:: AIM ::
Set down all of the data that follows word for word, without the images.

:: INPUT ROWS ::

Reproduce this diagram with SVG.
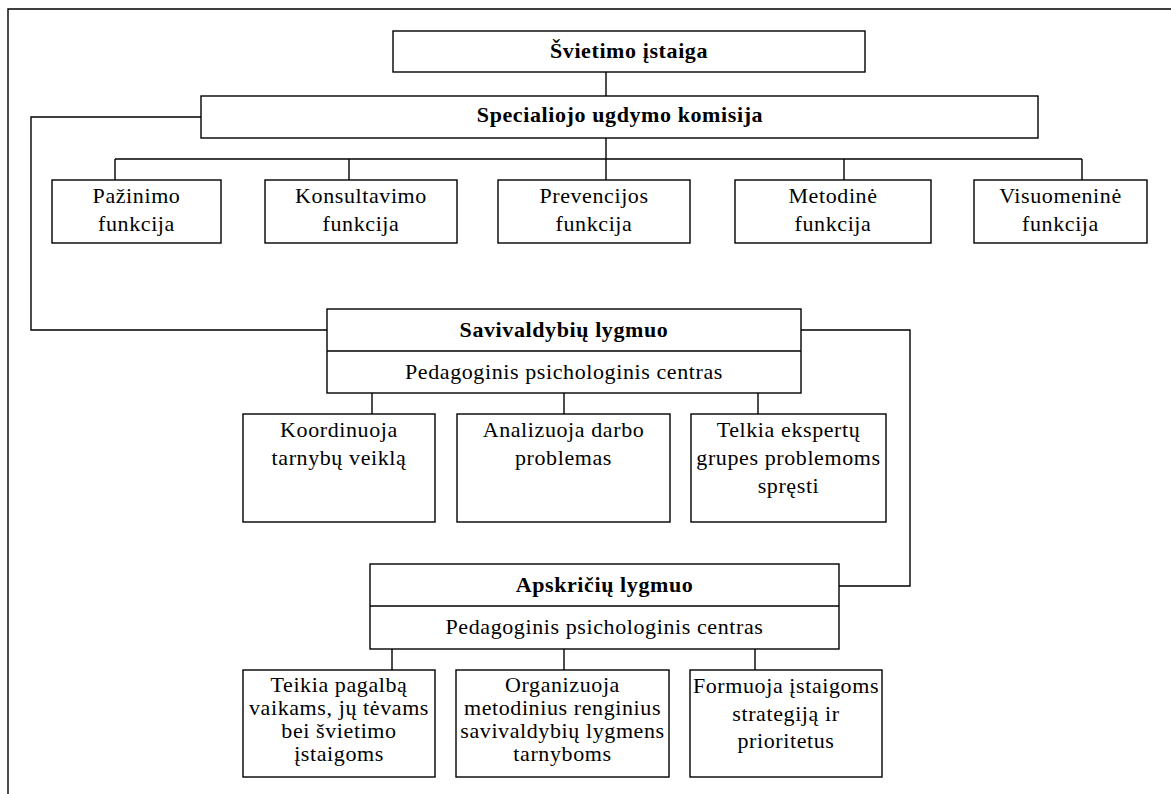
<svg xmlns="http://www.w3.org/2000/svg" width="1171" height="794" viewBox="0 0 1171 794">
<style>
rect{fill:#fff;stroke:#000;stroke-width:1.4}
line,polyline{fill:none;stroke:#000;stroke-width:1.4}
text{font-family:"Liberation Serif","Times New Roman",serif;font-size:22px;fill:#000;text-anchor:middle;letter-spacing:0.6px}
.b{font-weight:bold}
</style>
<rect x="0" y="0" width="1171" height="794" style="stroke:none"/>
<polyline points="8,794 8,9 1171,9"/>
<g id="connectors">
<line x1="606" y1="72" x2="606" y2="96"/>
<line x1="606" y1="138" x2="606" y2="180"/>
<line x1="115" y1="159" x2="1082" y2="159"/>
<line x1="115" y1="159" x2="115" y2="180"/>
<line x1="349" y1="159" x2="349" y2="180"/>
<line x1="844" y1="159" x2="844" y2="180"/>
<line x1="1082" y1="159" x2="1082" y2="180"/>
<polyline points="201,117 31,117 31,330 327,330"/>
<polyline points="801,330 910,330 910,586 839,586"/>
<line x1="372" y1="393" x2="372" y2="414"/>
<line x1="564" y1="393" x2="564" y2="414"/>
<line x1="758" y1="393" x2="758" y2="414"/>
<line x1="392" y1="649" x2="392" y2="670"/>
<line x1="564" y1="649" x2="564" y2="670"/>
<line x1="755" y1="649" x2="755" y2="670"/>
</g>
<g id="svietimo">
<rect x="393" y="31" width="472" height="41"/>
<text class="b" x="629" y="58">Švietimo įstaiga</text>
</g>
<g id="komisija">
<rect x="201" y="96" width="837" height="42"/>
<text class="b" x="620" y="122">Specialiojo ugdymo komisija</text>
</g>
<g id="pazinimo">
<rect x="52" y="180" width="169" height="63"/>
<text x="136.5" y="203">Pažinimo</text>
<text x="136.5" y="231">funkcija</text>
</g>
<g id="konsultavimo">
<rect x="265" y="180" width="192" height="63"/>
<text x="361" y="203">Konsultavimo</text>
<text x="361" y="231">funkcija</text>
</g>
<g id="prevencijos">
<rect x="498" y="180" width="192" height="63"/>
<text x="594" y="203">Prevencijos</text>
<text x="594" y="231">funkcija</text>
</g>
<g id="metodine">
<rect x="735" y="180" width="196" height="63"/>
<text x="833" y="203">Metodinė</text>
<text x="833" y="231">funkcija</text>
</g>
<g id="visuomenine">
<rect x="974" y="180" width="173" height="63"/>
<text x="1060.5" y="203">Visuomeninė</text>
<text x="1060.5" y="231">funkcija</text>
</g>
<g id="savivaldybiu">
<rect x="327" y="309" width="474" height="84"/>
<line x1="327" y1="351" x2="801" y2="351"/>
<text class="b" x="564" y="337">Savivaldybių lygmuo</text>
<text x="564" y="379">Pedagoginis psichologinis centras</text>
</g>
<g id="koordinuoja">
<rect x="243" y="414" width="192" height="108"/>
<text x="339" y="437">Koordinuoja</text>
<text x="339" y="465">tarnybų veiklą</text>
</g>
<g id="analizuoja">
<rect x="457" y="414" width="213" height="108"/>
<text x="563.5" y="437">Analizuoja darbo</text>
<text x="563.5" y="465">problemas</text>
</g>
<g id="telkia">
<rect x="691" y="414" width="195" height="108"/>
<text x="788.5" y="437">Telkia ekspertų</text>
<text x="788.5" y="465">grupes problemoms</text>
<text x="788.5" y="493">spręsti</text>
</g>
<g id="apskriciu">
<rect x="370" y="564" width="469" height="85"/>
<line x1="370" y1="606" x2="839" y2="606"/>
<text class="b" x="604.5" y="592">Apskričių lygmuo</text>
<text x="604.5" y="634">Pedagoginis psichologinis centras</text>
</g>
<g id="teikia">
<rect x="243" y="670" width="192" height="107"/>
<text x="339" y="692">Teikia pagalbą</text>
<text x="339" y="715">vaikams, jų tėvams</text>
<text x="339" y="738">bei švietimo</text>
<text x="339" y="761">įstaigoms</text>
</g>
<g id="organizuoja">
<rect x="456" y="670" width="213" height="107"/>
<text x="562.5" y="692">Organizuoja</text>
<text x="562.5" y="715">metodinius renginius</text>
<text x="562.5" y="738">savivaldybių lygmens</text>
<text x="562.5" y="761">tarnyboms</text>
</g>
<g id="formuoja">
<rect x="690" y="670" width="192" height="107"/>
<text x="786" y="693">Formuoja įstaigoms</text>
<text x="786" y="721">strategiją ir</text>
<text x="786" y="748">prioritetus</text>
</g>
</svg>
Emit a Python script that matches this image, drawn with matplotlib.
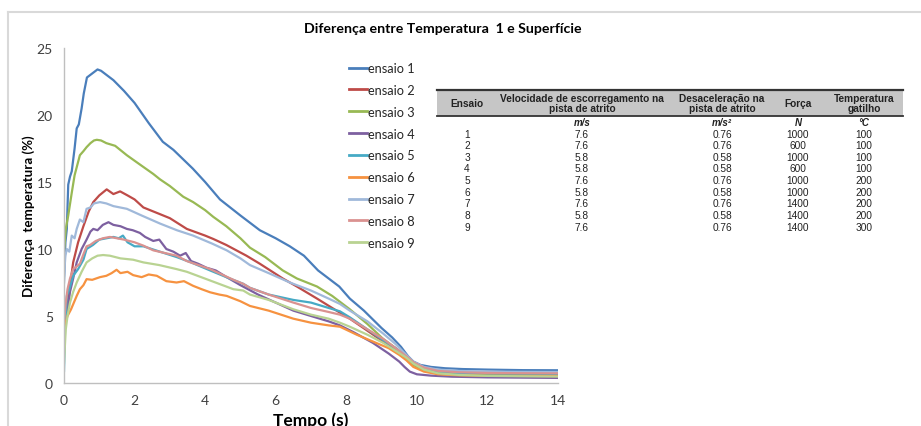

:: THE REPLY ::
Reproduce this diagram with SVG.
<svg xmlns="http://www.w3.org/2000/svg" width="1171" height="794" viewBox="0 0 1171 794">
<style>
rect{fill:#fff;stroke:#000;stroke-width:1.4}
line,polyline{fill:none;stroke:#000;stroke-width:1.4}
text{font-family:"Liberation Serif","Times New Roman",serif;font-size:22px;fill:#000;text-anchor:middle;letter-spacing:0.6px}
.b{font-weight:bold}
</style>
<rect x="0" y="0" width="1171" height="794" style="stroke:none"/>
<polyline points="8,794 8,9 1171,9"/>
<g id="connectors">
<line x1="606" y1="72" x2="606" y2="96"/>
<line x1="606" y1="138" x2="606" y2="180"/>
<line x1="115" y1="159" x2="1082" y2="159"/>
<line x1="115" y1="159" x2="115" y2="180"/>
<line x1="349" y1="159" x2="349" y2="180"/>
<line x1="844" y1="159" x2="844" y2="180"/>
<line x1="1082" y1="159" x2="1082" y2="180"/>
<polyline points="201,117 31,117 31,330 327,330"/>
<polyline points="801,330 910,330 910,586 839,586"/>
<line x1="372" y1="393" x2="372" y2="414"/>
<line x1="564" y1="393" x2="564" y2="414"/>
<line x1="758" y1="393" x2="758" y2="414"/>
<line x1="392" y1="649" x2="392" y2="670"/>
<line x1="564" y1="649" x2="564" y2="670"/>
<line x1="755" y1="649" x2="755" y2="670"/>
</g>
<g id="svietimo">
<rect x="393" y="31" width="472" height="41"/>
<text class="b" x="629" y="58">Švietimo įstaiga</text>
</g>
<g id="komisija">
<rect x="201" y="96" width="837" height="42"/>
<text class="b" x="620" y="122">Specialiojo ugdymo komisija</text>
</g>
<g id="pazinimo">
<rect x="52" y="180" width="169" height="63"/>
<text x="136.5" y="203">Pažinimo</text>
<text x="136.5" y="231">funkcija</text>
</g>
<g id="konsultavimo">
<rect x="265" y="180" width="192" height="63"/>
<text x="361" y="203">Konsultavimo</text>
<text x="361" y="231">funkcija</text>
</g>
<g id="prevencijos">
<rect x="498" y="180" width="192" height="63"/>
<text x="594" y="203">Prevencijos</text>
<text x="594" y="231">funkcija</text>
</g>
<g id="metodine">
<rect x="735" y="180" width="196" height="63"/>
<text x="833" y="203">Metodinė</text>
<text x="833" y="231">funkcija</text>
</g>
<g id="visuomenine">
<rect x="974" y="180" width="173" height="63"/>
<text x="1060.5" y="203">Visuomeninė</text>
<text x="1060.5" y="231">funkcija</text>
</g>
<g id="savivaldybiu">
<rect x="327" y="309" width="474" height="84"/>
<line x1="327" y1="351" x2="801" y2="351"/>
<text class="b" x="564" y="337">Savivaldybių lygmuo</text>
<text x="564" y="379">Pedagoginis psichologinis centras</text>
</g>
<g id="koordinuoja">
<rect x="243" y="414" width="192" height="108"/>
<text x="339" y="437">Koordinuoja</text>
<text x="339" y="465">tarnybų veiklą</text>
</g>
<g id="analizuoja">
<rect x="457" y="414" width="213" height="108"/>
<text x="563.5" y="437">Analizuoja darbo</text>
<text x="563.5" y="465">problemas</text>
</g>
<g id="telkia">
<rect x="691" y="414" width="195" height="108"/>
<text x="788.5" y="437">Telkia ekspertų</text>
<text x="788.5" y="465">grupes problemoms</text>
<text x="788.5" y="493">spręsti</text>
</g>
<g id="apskriciu">
<rect x="370" y="564" width="469" height="85"/>
<line x1="370" y1="606" x2="839" y2="606"/>
<text class="b" x="604.5" y="592">Apskričių lygmuo</text>
<text x="604.5" y="634">Pedagoginis psichologinis centras</text>
</g>
<g id="teikia">
<rect x="243" y="670" width="192" height="107"/>
<text x="339" y="692">Teikia pagalbą</text>
<text x="339" y="715">vaikams, jų tėvams</text>
<text x="339" y="738">bei švietimo</text>
<text x="339" y="761">įstaigoms</text>
</g>
<g id="organizuoja">
<rect x="456" y="670" width="213" height="107"/>
<text x="562.5" y="692">Organizuoja</text>
<text x="562.5" y="715">metodinius renginius</text>
<text x="562.5" y="738">savivaldybių lygmens</text>
<text x="562.5" y="761">tarnyboms</text>
</g>
<g id="formuoja">
<rect x="690" y="670" width="192" height="107"/>
<text x="786" y="693">Formuoja įstaigoms</text>
<text x="786" y="721">strategiją ir</text>
<text x="786" y="748">prioritetus</text>
</g>
</svg>
Emit a Python script that matches this image, drawn with matplotlib.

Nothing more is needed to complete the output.